**To do**
Read the listing and extract each line that includes the word "this".

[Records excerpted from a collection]
☆ ☆ ☆ ☆
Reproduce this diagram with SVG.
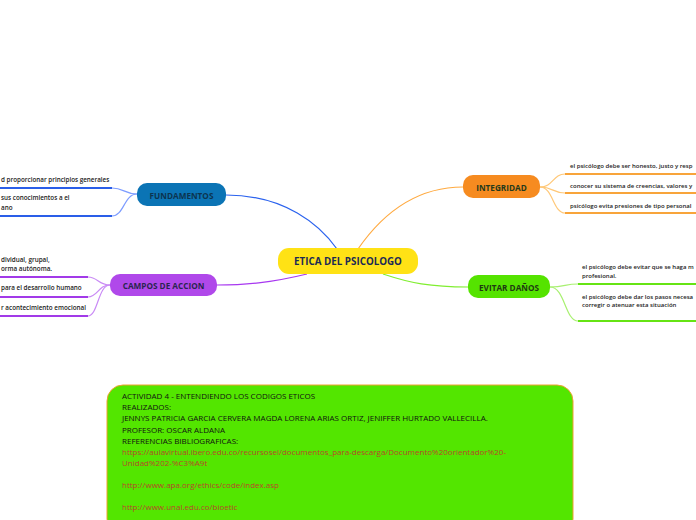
<svg xmlns="http://www.w3.org/2000/svg" width="696" height="520" viewBox="0 0 696 520">
<style>
  .node-t { font-family: "Open Sans", "Noto Sans", sans-serif; font-weight: bold; text-anchor: middle; dominant-baseline: central; }
  .br { font-family: "Open Sans", "Noto Sans", sans-serif; font-size: 6.3px; font-weight: 600; fill: #222; }
  .brr { font-family: "Open Sans", "Noto Sans", sans-serif; font-size: 6px; font-weight: 600; fill: #222; }
  .curve { fill: none; stroke-width: 1.2; }
  .under { fill: none; stroke-width: 2; }
  .info { font-family: "Open Sans", "Noto Sans", sans-serif; font-size: 8px; fill: #111; }
  .link { fill: #b8472a; }
</style>
<rect width="696" height="520" fill="#ffffff"/>
<g id="connectors">
  <path class="curve" d="M226,195 C285,195 320,225 337,249" stroke="#2a62ee" stroke-width="1.5"/>
  <path class="curve" d="M358,249 C385,210 420,187 463,187" stroke="#ffaa40" stroke-width="1.5"/>
  <path class="curve" d="M307,274 C270,283 245,285 217,285" stroke="#a838f0" stroke-width="1.5"/>
  <path class="curve" d="M383,274 C410,283 430,287 468,287" stroke="#80ee30" stroke-width="1.5"/>
  <path class="curve" d="M137,194 C124,194 124,188 112,188" stroke="#7d9cff"/>
  <path class="curve" d="M137,194 C124,194 124,216 112,216" stroke="#7d9cff"/>
  <path class="under" d="M112,188 L0,188" stroke="#2a5ee8"/>
  <path class="under" d="M112,216 L0,216" stroke="#2a5ee8"/>
  <path class="curve" d="M110,285 C98,285 98,277 88,277" stroke="#c98af5"/>
  <path class="curve" d="M110,285 C98,285 98,297 88,297" stroke="#c98af5"/>
  <path class="curve" d="M110,285 C98,285 98,316 88,316" stroke="#c98af5"/>
  <path class="under" d="M88,277 L0,277" stroke="#a23ae8"/>
  <path class="under" d="M88,297 L0,297" stroke="#a23ae8"/>
  <path class="under" d="M88,316 L0,316" stroke="#a23ae8"/>
  <path class="curve" d="M540,187 C553,187 553,174 565,174" stroke="#ffc878"/>
  <path class="curve" d="M540,187 C553,187 553,193 565,193" stroke="#ffc878"/>
  <path class="curve" d="M540,187 C553,187 553,213 565,213" stroke="#ffc878"/>
  <path class="under" d="M565,174 L696,174" stroke="#f8a43a"/>
  <path class="under" d="M565,193 L696,193" stroke="#f8a43a"/>
  <path class="under" d="M565,213 L696,213" stroke="#f8a43a"/>
  <path class="curve" d="M550,287 C565,287 565,284 578,284" stroke="#a8f070"/>
  <path class="curve" d="M550,287 C565,287 565,321 578,321" stroke="#a8f070"/>
  <path class="under" d="M578,284 L696,284" stroke="#66e414"/>
  <path class="under" d="M578,321 L696,321" stroke="#66e414"/>
</g>
<g id="center">
  <rect x="278" y="248" width="140" height="26" rx="11" fill="#ffe215"/>
  <text class="node-t" x="348" y="261.5" font-size="9.8" fill="#1b2a55">ETICA DEL PSICOLOGO</text>
</g>
<g id="fundamentos">
  <rect x="137" y="183" width="89" height="23" rx="10" fill="#0b74b5"/>
  <text class="node-t" x="181.5" y="195" font-size="8.2" fill="#0c3450">FUNDAMENTOS</text>
  <text class="br" x="1" y="182">d proporcionar principios generales</text>
  <text class="br" x="1" y="200">sus conocimientos a el</text>
  <text class="br" x="1" y="210">ano</text>
</g>
<g id="campos">
  <rect x="110" y="274" width="107" height="22" rx="10" fill="#b048ea"/>
  <text class="node-t" x="163.5" y="285.5" font-size="8.2" fill="#2a2550">CAMPOS DE ACCION</text>
  <text class="br" x="1" y="262">dividual,  grupal,</text>
  <text class="br" x="1" y="271">orma autónoma.</text>
  <text class="br" x="1" y="290">para el desarrollo humano</text>
  <text class="br" x="1" y="310">r acontecimiento emocional</text>
</g>
<g id="integridad">
  <rect x="463" y="175" width="77" height="23" rx="10" fill="#f68b20"/>
  <text class="node-t" x="501.5" y="187" font-size="8.2" fill="#243a1c">INTEGRIDAD</text>
  <text class="brr" x="570" y="168">el psicólogo debe ser honesto, justo y resp</text>
  <text class="brr" x="570" y="188">conocer su sistema de creencias, valores y</text>
  <text class="brr" x="570" y="208">psicólogo evita presiones  de tipo personal</text>
</g>
<g id="evitar">
  <rect x="468" y="275" width="82" height="23" rx="10" fill="#55e300"/>
  <text class="node-t" x="509" y="287" font-size="8.2" fill="#1e3a12">EVITAR DAÑOS</text>
  <text class="brr" x="582" y="269">el psicólogo debe evitar que se haga m</text>
  <text class="brr" x="582" y="278">profesional.</text>
  <text class="brr" x="582" y="299">el psicólogo debe dar los pasos necesa</text>
  <text class="brr" x="582" y="306.5">corregir o atenuar esta situación</text>
</g>
<g id="info">
  <rect x="107" y="385" width="466" height="150" rx="16" fill="#53e600" stroke="#f0a030" stroke-width="1"/>
  <text class="info" x="122" y="399">ACTIVIDAD 4  - ENTENDIENDO LOS CODIGOS ETICOS</text>
  <text class="info" x="122" y="410">REALIZADOS:</text>
  <text class="info" x="122" y="421">JENNYS PATRICIA GARCIA CERVERA MAGDA LORENA ARIAS ORTIZ, JENIFFER HURTADO VALLECILLA.</text>
  <text class="info" x="122" y="433">PROFESOR:  OSCAR ALDANA</text>
  <text class="info" x="122" y="444">REFERENCIAS  BIBLIOGRAFICAS:</text>
  <text class="info link" x="122" y="455">https://aulavirtual.ibero.edu.co/recursosel/documentos_para-descarga/Documento%20orientador%20-</text>
  <text class="info link" x="122" y="466">Unidad%202-%C3%A9t</text>
  <text class="info link" x="122" y="488">http://www.apa.org/ethics/code/index.asp</text>
  <text class="info link" x="122" y="510">http://www.unal.edu.co/bioetic</text>
</g>
</svg>
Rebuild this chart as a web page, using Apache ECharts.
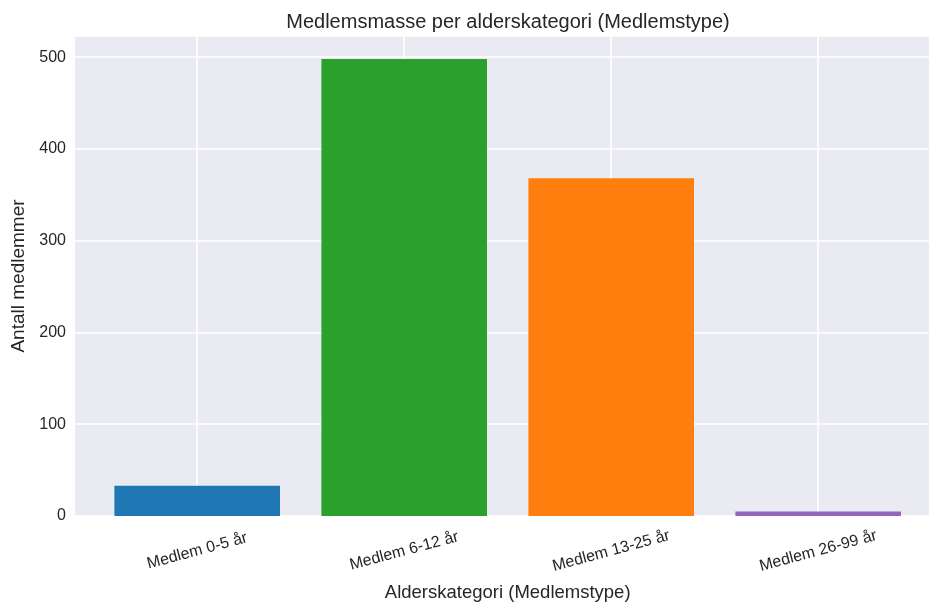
<!DOCTYPE html>
<html>
<head>
<meta charset="utf-8">
<script src="https://cdn.jsdelivr.net/npm/echarts@6/dist/echarts.min.js"></script>
<style>html,body{margin:0;padding:0;background:#fff}#c{width:929px;height:610px}</style>
</head>
<body>
<div id="c"></div>
<script>
const categories = ['Medlem 0-5 år', 'Medlem 6-12 år', 'Medlem 13-25 år', 'Medlem 26-99 år'];
const values = [33, 498, 368, 5];
const barColors = ['#1f77b4', '#2ca02c', '#ff7f0e', '#9467bd'];
const yTicks = [0, 100, 200, 300, 400, 500];
const titleText = 'Medlemsmasse per alderskategori (Medlemstype)';
const xName = 'Alderskategori (Medlemstype)';
const yName = 'Antall medlemmer';

const FONT = "'Liberation Sans', Arial, sans-serif";
const TXT = '#262626';
const chart = echarts.init(document.getElementById('c'), null, {renderer: 'canvas'});
const yMax = 523;
chart.setOption({
  animation: false,
  backgroundColor: '#ffffff',
  title: {
    text: titleText, left: 503, top: 7, textAlign: 'center',
    textStyle: {fontFamily: FONT, fontSize: 20, fontWeight: 'normal', color: TXT}
  },
  grid: [
    {left: 75, top: 36, width: 866, height: 480, show: true, backgroundColor: '#eaeaf2', borderWidth: 0},
    {left: 93.7, top: 36, width: 828, height: 480}
  ],
  xAxis: [
    {gridIndex: 0, type: 'value', min: 0, max: 1, show: false},
    {
      gridIndex: 1, type: 'category', data: categories, boundaryGap: true,
      name: xName, nameLocation: 'middle', nameGap: 77,
      nameTextStyle: {fontFamily: FONT, fontSize: 18.5, color: TXT, verticalAlign: 'middle'},
      axisLine: {show: false}, axisTick: {show: false, alignWithLabel: true},
      splitLine: {show: true, alignWithLabel: true, lineStyle: {color: '#ffffff', width: 1.6}},
      axisLabel: {rotate: 15, align: 'center', verticalAlign: 'middle', margin: 35,
        fontFamily: FONT, fontSize: 16, color: TXT}
    }
  ],
  yAxis: [
    {
      gridIndex: 0, type: 'value', min: 0, max: yMax, interval: 100,
      name: yName, nameLocation: 'middle', nameGap: 56, nameRotate: 90,
      nameTextStyle: {fontFamily: FONT, fontSize: 19, color: TXT, verticalAlign: 'middle'},
      axisLine: {show: false}, axisTick: {show: false},
      splitLine: {show: true, lineStyle: {color: '#ffffff', width: 1.6}},
      axisLabel: {margin: 9, fontFamily: FONT, fontSize: 16, color: TXT,
        formatter: v => (yTicks.indexOf(v) >= 0 ? String(v) : '')}
    },
    {gridIndex: 1, type: 'value', min: 0, max: yMax, show: false}
  ],
  series: [{
    type: 'bar', xAxisIndex: 1, yAxisIndex: 1, barWidth: '80%', z: 5,
    data: values.map((v, i) => ({value: v, itemStyle: {color: barColors[i]}}))
  }]
});
</script>
</body>
</html>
☆ ☆ ☆ ☆
**Task result**
Reproduce this diagram with SVG.
Rebuild this chart as a web page, using Apache ECharts.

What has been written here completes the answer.